Why this comes up: It tests whether you understand how materiality is operationalised in testing.

Technical

How would you audit revenue recognition for a company with long-term contracts?

Why this comes up: Revenue is a presumed significant risk under the standards and a common technical probe.

Technical

Explain the audit assertions and give an example procedure for each.

Why this comes up: Assertions are the foundation of designing audit procedures.

Technical

How do tests of controls differ from substantive procedures?

Why this comes up: Understanding the control versus substantive distinction is fundamental to audit strategy.

Technical

What sampling approach would you use to test a population of invoices, and how would you size the sample?
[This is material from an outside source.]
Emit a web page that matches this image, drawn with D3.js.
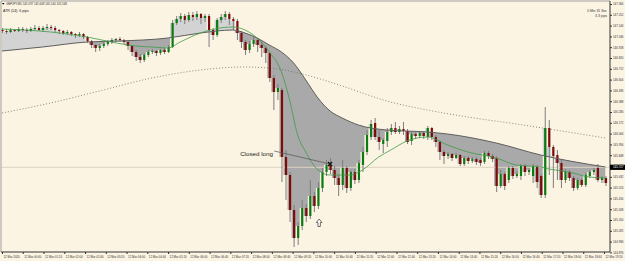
<!DOCTYPE html>
<html><head><meta charset="utf-8">
<script src="https://cdn.jsdelivr.net/npm/d3@7"></script>
<style>html,body{margin:0;padding:0;background:#fcf4e3;}svg{display:block;}</style>
</head><body><svg id="c" width="625" height="261"></svg>
<script>
// ---- data (GBPJPY, M5) ----
const open=[147.10,147.09,147.08,147.10,147.09,147.11,147.10,147.09,147.11,147.12,
147.10,147.12,147.13,147.12,147.10,147.09,147.07,147.08,147.06,147.05,
147.06,147.03,146.99,146.95,146.92,146.94,146.96,146.98,147.00,147.01,
147.00,146.98,146.94,146.88,146.83,146.80,146.85,146.88,146.89,146.87,
146.90,146.88,146.93,147.17,147.21,147.24,147.20,147.25,147.23,147.26,
147.22,147.24,147.10,147.05,147.20,147.23,147.26,147.21,147.19,147.07,
146.98,146.90,146.96,147.00,146.95,146.92,146.87,146.62,146.48,146.50,
145.83,145.65,145.30,145.02,145.14,145.32,145.24,145.44,145.34,145.52,
145.68,145.75,145.70,145.62,145.55,145.72,145.52,145.68,145.60,145.75,
145.88,146.03,146.17,146.03,145.96,145.99,146.08,146.12,146.08,146.11,
146.09,145.99,146.06,146.04,146.07,146.03,146.12,146.03,145.98,145.88,
145.84,145.86,145.82,145.85,145.76,145.82,145.79,145.81,145.80,145.78,
145.87,145.84,145.82,145.54,145.66,145.60,145.72,145.64,145.64,145.74,
145.68,145.64,145.73,145.64,145.45,146.12,145.93,145.85,145.77,145.60,
145.68,145.62,145.52,145.60,145.55,145.64,145.68,145.72,145.60,145.62];
const close=[147.09,147.08,147.10,147.09,147.11,147.10,147.09,147.11,147.12,147.10,
147.12,147.13,147.12,147.10,147.09,147.07,147.08,147.06,147.05,147.06,
147.03,146.99,146.95,146.92,146.94,146.96,146.98,147.00,147.01,147.00,
146.98,146.94,146.88,146.83,146.80,146.85,146.88,146.89,146.87,146.90,
146.88,146.93,147.17,147.21,147.24,147.20,147.25,147.23,147.26,147.22,
147.24,147.10,147.05,147.20,147.23,147.26,147.21,147.19,147.07,146.98,
146.90,146.96,147.00,146.95,146.92,146.87,146.62,146.48,146.52,145.83,
145.65,145.30,145.02,145.14,145.32,145.24,145.44,145.34,145.52,145.68,
145.75,145.70,145.62,145.55,145.72,145.52,145.68,145.60,145.77,145.88,
146.05,146.16,146.03,145.98,146.00,146.08,146.12,146.08,146.11,146.09,
145.98,146.06,146.04,146.07,146.04,146.12,146.03,145.98,145.88,145.84,
145.86,145.82,145.85,145.76,145.82,145.79,145.81,145.78,145.77,145.87,
145.84,145.81,145.54,145.66,145.54,145.72,145.64,145.66,145.74,145.68,
145.70,145.74,145.58,145.45,146.12,145.93,145.84,145.77,145.60,145.68,
145.62,145.52,145.60,145.55,145.65,145.68,145.70,145.60,145.62,145.57];
const high=[147.12,147.11,147.12,147.11,147.13,147.13,147.12,147.13,147.15,147.14,
147.14,147.16,147.15,147.14,147.11,147.10,147.10,147.09,147.07,147.08,
147.07,147.04,147.00,146.96,146.96,146.98,147.00,147.02,147.02,147.03,
147.01,146.99,146.95,146.90,146.86,146.87,146.90,146.91,146.90,146.91,
146.92,146.95,147.20,147.24,147.27,147.26,147.28,147.28,147.29,147.27,
147.26,147.26,147.12,147.22,147.26,147.29,147.28,147.23,147.21,147.09,
147.00,146.99,147.03,147.02,146.98,146.94,146.88,146.65,146.56,146.52,
145.90,145.68,145.35,145.18,145.40,145.36,145.60,145.48,145.58,145.72,
145.80,145.82,145.74,145.65,145.80,145.74,145.70,145.71,145.80,145.93,
146.10,146.20,146.22,146.10,146.02,146.12,146.16,146.18,146.14,146.18,
146.11,146.08,146.08,146.09,146.09,146.14,146.13,146.05,146.00,145.90,
145.88,145.87,145.87,145.86,145.84,145.84,145.83,145.83,145.82,145.89,
145.89,145.86,145.84,145.70,145.68,145.74,145.74,145.69,145.76,145.76,
145.72,145.76,145.75,145.66,146.33,146.20,145.95,145.90,145.80,145.71,
145.70,145.64,145.62,145.62,145.67,145.70,145.72,145.76,145.64,145.64];
const low=[147.07,147.06,147.07,147.08,147.08,147.08,147.07,147.08,147.10,147.09,
147.08,147.10,147.10,147.08,147.06,147.05,147.05,147.04,147.02,147.03,
147.01,146.97,146.92,146.88,146.89,146.92,146.94,146.96,146.98,146.98,
146.96,146.90,146.84,146.79,146.77,146.78,146.83,146.86,146.84,146.85,
146.86,146.87,146.92,147.15,147.18,147.16,147.18,147.19,147.20,147.16,
147.18,146.93,147.00,147.03,147.17,147.20,147.15,147.10,147.00,146.92,
146.85,146.87,146.93,146.88,146.83,146.77,146.58,146.30,146.40,145.58,
145.40,145.18,144.93,144.95,145.10,145.18,145.21,145.28,145.31,145.48,
145.64,145.66,145.55,145.44,145.50,145.47,145.49,145.56,145.57,145.68,
145.85,146.00,146.00,145.90,145.87,145.93,146.05,146.06,146.06,146.05,
145.96,145.95,146.01,146.02,146.01,146.00,146.00,145.93,145.80,145.76,
145.81,145.79,145.81,145.74,145.74,145.76,145.77,145.75,145.74,145.76,
145.81,145.78,145.48,145.52,145.50,145.57,145.61,145.62,145.60,145.64,
145.65,145.57,145.52,145.42,145.42,145.65,145.52,145.60,145.52,145.57,
145.59,145.49,145.50,145.53,145.53,145.62,145.65,145.58,145.57,145.54];

// moving averages read at bar indices
const maIdx=[0,10,21,29,41,49,57,60,63,66,69,72,75,78,81,84,88,95,105,110,122,133,149];
const maVal=[146.89,146.93,146.98,146.99,147.02,147.07,147.10,147.07,147.02,146.95,146.88,146.77,146.60,146.42,146.29,146.22,146.15,146.10,146.08,146.06,145.97,145.85,145.73];
const fastIdx=[0,12,21,27,33,37,41,44,49,57,60,63,66,69,71,73,75,78,81,86,89,93,96,100,105,110,115,122,127,133,135,140,145,149];
const fastVal=[147.11,147.08,147.03,146.98,146.94,146.93,146.92,146.98,147.07,147.13,147.10,147.02,146.88,146.68,146.40,146.05,145.88,145.70,145.65,145.65,145.70,145.83,145.90,145.99,146.03,145.95,145.88,145.82,145.75,145.73,145.71,145.68,145.63,145.62];
const slowIdx=[0,12,25,37,49,60,68,76,84,95,105,115,127,135,149];
const slowVal=[146.27,146.37,146.50,146.62,146.70,146.73,146.71,146.64,146.54,146.39,146.30,146.23,146.16,146.11,146.02];

const priceTicks=[147.360,147.252,147.144,147.036,146.928,146.820,146.712,146.604,146.496,146.388,146.280,146.172,146.064,145.956,145.848,145.740,145.632,145.524,145.416,145.308,145.200,145.092,144.984,144.876];
const timeLabels=["12 Mar 2020","12 Mar 00:40","12 Mar 01:20","12 Mar 02:00","12 Mar 02:40","12 Mar 03:20","12 Mar 04:00","12 Mar 04:40","12 Mar 05:20","12 Mar 06:00","12 Mar 06:40","12 Mar 07:20","12 Mar 08:00","12 Mar 08:40","12 Mar 09:20","12 Mar 10:00","12 Mar 10:40","12 Mar 11:20","12 Mar 12:00","12 Mar 12:40","12 Mar 13:20","12 Mar 14:00","12 Mar 14:40","12 Mar 15:20","12 Mar 16:00","12 Mar 16:40","12 Mar 17:20","12 Mar 18:00","12 Mar 18:40","12 Mar 19:20"];
const levelPrice=145.727;
const header="GBPJPY,M5  145.597 145.608 145.544 145.568";
const atrText="ATR (14): 6 pips";
const timerText=["0 Min 31 Sec","3.3 pips"];
const closeMark={i:81,p:145.76};
const closeLabel={i:58.8,p:145.84,text:"Closed long"};
const lineStart={i:67.2,p:145.89};
const buyArrow={i:78.3,p:145.21};

// ---- drawing ----
const W=625,H=261,R=610,B=252;
const svg=d3.select("#c");
const font="'Liberation Sans',Arial,sans-serif";
const x=d3.scaleLinear().domain([0,close.length-1]).range([2,605.5]);
const y=d3.scaleLinear().domain([147.36,144.876]).range([4,252.4]);
const bars=close.map((c,i)=>({i,o:open[i],h:high[i],l:low[i],c}));
const ma=maIdx.map((i,k)=>({i,v:maVal[k]}));
const fast=fastIdx.map((i,k)=>({i,v:fastVal[k]}));
const slow=slowIdx.map((i,k)=>({i,v:slowVal[k]}));

const defs=svg.append("defs");
defs.append("clipPath").attr("id","plot").append("rect").attr("x",1).attr("y",1).attr("width",R-1).attr("height",B-1);
defs.append("clipPath").attr("id","above").append("path")
  .attr("d",d3.area().x(d=>x(d.i)).y0(0).y1(d=>y(d.v)).curve(d3.curveMonotoneX)(ma));
defs.append("clipPath").attr("id","below").append("path")
  .attr("d",d3.area().x(d=>x(d.i)).y0(d=>y(d.v)).y1(H).curve(d3.curveMonotoneX)(ma));

const g=svg.append("g").attr("clip-path","url(#plot)");
// band between MA and price
g.append("path").attr("clip-path","url(#above)").attr("fill","#d3d3d3")
  .attr("d",d3.area().x(d=>x(d.i)).y0(d=>y(d.c)).y1(H).curve(d3.curveStep)(bars));
g.append("path").attr("clip-path","url(#below)").attr("fill","#a9a9a9")
  .attr("d",d3.area().x(d=>x(d.i)).y0(0).y1(d=>y(d.c)).curve(d3.curveStep)(bars));

// level line
g.append("line").attr("x1",1).attr("x2",R).attr("y1",y(levelPrice)).attr("y2",y(levelPrice))
  .attr("stroke","#dcd2c1").attr("stroke-width",1);

// slow dotted MA
g.append("path").attr("fill","none").attr("stroke","#6a6a6a").attr("stroke-width",0.8)
  .attr("stroke-dasharray","1,2")
  .attr("d",d3.line().x(d=>x(d.i)).y(d=>y(d.v)).curve(d3.curveMonotoneX)(slow));

// candles
g.selectAll(".w").data(bars).join("line")
  .attr("x1",d=>x(d.i)+0.5).attr("x2",d=>x(d.i)+0.5)
  .attr("y1",d=>y(d.h)).attr("y2",d=>y(d.l))
  .attr("stroke","#7d7d7d").attr("stroke-width",1);
g.selectAll(".b").data(bars).join("rect")
  .attr("x",d=>x(d.i)-0.6).attr("width",2.2)
  .attr("y",d=>Math.min(y(d.o),y(d.c)))
  .attr("height",d=>Math.max(0.8,Math.abs(y(d.o)-y(d.c))))
  .attr("fill",d=>d.c>=d.o?"#0c7a12":"#7e0a0a");

// MA lines
g.append("path").attr("fill","none").attr("stroke","#5e5e5e").attr("stroke-width",1)
  .attr("d",d3.line().x(d=>x(d.i)).y(d=>y(d.v)).curve(d3.curveMonotoneX)(ma));
g.append("path").attr("fill","none").attr("stroke","#3f9a45").attr("stroke-width",0.8)
  .attr("d",d3.line().x(d=>x(d.i)).y(d=>y(d.v)).curve(d3.curveMonotoneX)(fast));

// annotations
g.append("line").attr("x1",x(lineStart.i)).attr("y1",y(lineStart.p))
  .attr("x2",x(closeMark.i)).attr("y2",y(closeMark.p)).attr("stroke","#555").attr("stroke-width",0.7);
const cx=x(closeMark.i),cy=y(closeMark.p);
g.append("path").attr("d",`M${cx-2},${cy-2}L${cx+2},${cy+2}M${cx+2},${cy-2}L${cx-2},${cy+2}`)
  .attr("stroke","#111").attr("stroke-width",1.2);
g.append("text").attr("x",x(closeLabel.i)).attr("y",y(closeLabel.p))
  .attr("font-family",font).attr("font-size",6.2).attr("fill","#222").text(closeLabel.text);
const ax=x(buyArrow.i),ay=y(buyArrow.p);
g.append("path").attr("d",`M${ax},${ay}L${ax+2.8},${ay+3.5}L${ax+1.2},${ay+3.5}L${ax+1.2},${ay+7.5}L${ax-1.2},${ay+7.5}L${ax-1.2},${ay+3.5}L${ax-2.8},${ay+3.5}Z`)
  .attr("fill","#fff").attr("stroke","#333").attr("stroke-width",0.7);

// frame
svg.append("path").attr("d",`M1,${B}V1H${R}`).attr("fill","none").attr("stroke","#a0a0a0").attr("stroke-width",1);
svg.append("path").attr("d",`M${R},1V${B}H1`).attr("fill","none").attr("stroke","#333").attr("stroke-width",1);

// price axis
const ya=svg.append("g").attr("transform",`translate(${R},0)`)
  .call(d3.axisRight(y).tickValues(priceTicks).tickSize(2).tickSizeOuter(0).tickFormat(d3.format(".3f")));
ya.select(".domain").remove();
ya.selectAll("line").attr("stroke","#333");
ya.selectAll("text").attr("x",3).attr("font-family",font).attr("font-size",2.9).attr("fill","#333");
// level price box
svg.append("rect").attr("x",R).attr("y",y(levelPrice)-2.6).attr("width",15).attr("height",5.2).attr("fill","#000");
svg.append("text").attr("x",R+3).attr("y",y(levelPrice)+1).attr("font-family",font).attr("font-size",2.9)
  .attr("fill","#fff").text(levelPrice.toFixed(3));

// time axis
const tx=d3.scaleLinear().domain([0,timeLabels.length-1]).range([2,604]);
const xa=svg.append("g").attr("transform",`translate(0,${B})`)
  .call(d3.axisBottom(tx).tickValues(d3.range(timeLabels.length)).tickSize(2).tickSizeOuter(0).tickFormat(i=>timeLabels[i]));
xa.select(".domain").remove();
xa.selectAll("line").attr("stroke","#333");
xa.selectAll("text").attr("text-anchor","start").attr("dx",1).attr("y",3.5).attr("font-family",font).attr("font-size",2.9).attr("fill","#333");

// header texts
svg.append("path").attr("d","M2,3L4.5,3L3.25,4.8Z").attr("fill","#000");
svg.append("text").attr("x",6).attr("y",5).attr("font-family",font).attr("font-size",2.9).attr("fill","#333").text(header);
svg.append("text").attr("x",3).attr("y",12).attr("font-family",font).attr("font-size",3.6).attr("fill","#222").text(atrText);
svg.selectAll(".tm").data(timerText).join("text")
  .attr("x",607).attr("y",(d,k)=>12+k*5).attr("text-anchor","end")
  .attr("font-family",font).attr("font-size",3.4).attr("fill","#333").text(d=>d);
</script></body></html>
Why this comes up: Sampling judgement reveals how you balance evidence and efficiency.

Technical

How would you audit an accounting estimate such as a bad debt provision?

Why this comes up: Estimates involve management judgement and are a high-risk testing area.

Situational

A figure in the draft financial statements doesn't reconcile to your tested evidence. What are your next steps?

Why this comes up: It tests methodical problem-solving and refusal to accept unexplained differences.

Situational

You discover a colleague has signed off work they didn't fully perform. What do you do?

Why this comes up: Integrity within the team is as important as integrity toward clients.

Behavioural

Tell me about a time you had to learn a new client's business or industry quickly.

Why this comes up: Auditors rotate across clients and must build understanding fast.

Behavioural

Describe a time you made a mistake in your work and how you dealt with it.

Why this comes up: Owning errors honestly is a core trait of a trustworthy auditor.

Competency

How do you build rapport with a client while maintaining your independence?

Why this comes up: Relationship management and objectivity must coexist in the role.

Competency

How do you handle conflicting priorities across multiple concurrent audit engagements?

Why this comes up: Auditors often juggle several clients and deadlines at once.

Culture fit

What does professional skepticism mean to you in practice?

Why this comes up: It surfaces whether skepticism is a genuine mindset or just a textbook phrase for you.

Behavioural

Tell me about a time you disagreed with your manager on an audit judgement.

Why this comes up: It tests your ability to challenge constructively while respecting hierarchy.